Avortement : la fin du libre choix ?
Dans le très catholique Valais, certains hôpitaux et certains médécins refusent de pratiquer l'avortement. Selon toute logique "pro-choice", cela devrait être leur droit le plus strict. Pourtant, les pro-avortement, oui ceux-là même qui clamaient qu'on ne peut imposer à une femme de mener une grossesse à terme, et bien ceux-là même veulent désormais imposer aux médecins l'obligation de pratiquer la grossesse. L'incohérence des centristes n'a rien de nouveau.
La cohérence des conservateurs m'a par contre surpris. Au même moment où j'étais dégoûté de l'incohérence des pro-avortement, je découvrais la cohérence des anti, qui retrouvaient ainsi ma sympathie, que leur fanatisme leur avait fait perdre auparavant. En effet, les mêmes anti-avortement ont adopté une position non plus anti-choix et pro-vie, mais une position authentiquement pro-choix et pro-vie. Leur logique est la suivante : la vie est sacrée et doit être préservée. Mais la liberté de la femme d'élever ou non son enfant doit aussi être respectée. Les anti-avortement ont donc installé des "baby-fenster", c'est à dire des endroits où une femme peut déposer un bébé dont elle ne veut pas, l'hôpital en prenant alors soin.

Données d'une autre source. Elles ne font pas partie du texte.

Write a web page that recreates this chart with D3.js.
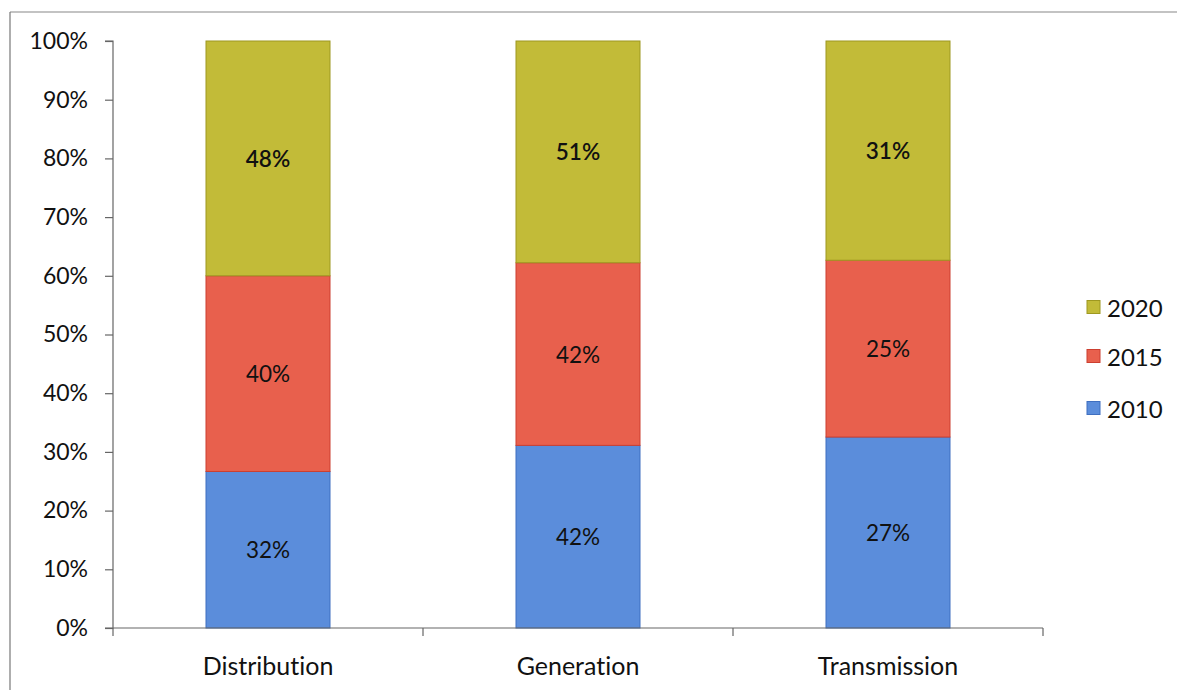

Or, visiblement, cela déplaît aux "pro-choice", lesquels deviennent tout à coup très "anti-choice" : d'après leur incohérente logique, une femme doit certes avoir la possibilité de se débarrasser de son bébé, mais uniquement dans un délai limité (ah si ils sont cohérents avec leur "solution des délais"), de fait tant que le bébé n'est pas encore né et donc tant que la séparation d'avec la mère entraîne l'interruption de la vie du foetus. Allez comprendre.
Remarquons au passage que même ces baby-fenster ne sont qu'une solution de remplacement à une véritable possibilité d'accouchement sous X, laquelle existe pourtant même en France! Aussi bien l'accouchement sous X que le fait de déposer son enfant dans une baby-fenster (mais pas le fait d'ouvrir une baby-fenster! merci à la loi suisse pour sa cohérence sans faille!) sont de fait illégaux en Suisse.
Voilà toute la difficulté à voter d'une manière morale : les conséquences deviennent imprévisibles, et souvent les deux possibilités peuvent avoir des conséquences anti-libérales. Et après on s'étonne qu'il y ait de plus en plus d'abstention. Vu l'évolution de la démocratie vers une sorte de pseudo-démocratie à base de pseudo-choix, on ne peut que se réjouir de cette moralisation de l'humanité : si un plus grand nombre de gens décide de ne pas restreindre les libertés de son prochain en ne votant pas, d'un point de vue moral il me semble que c'est tout à fait compréhensible.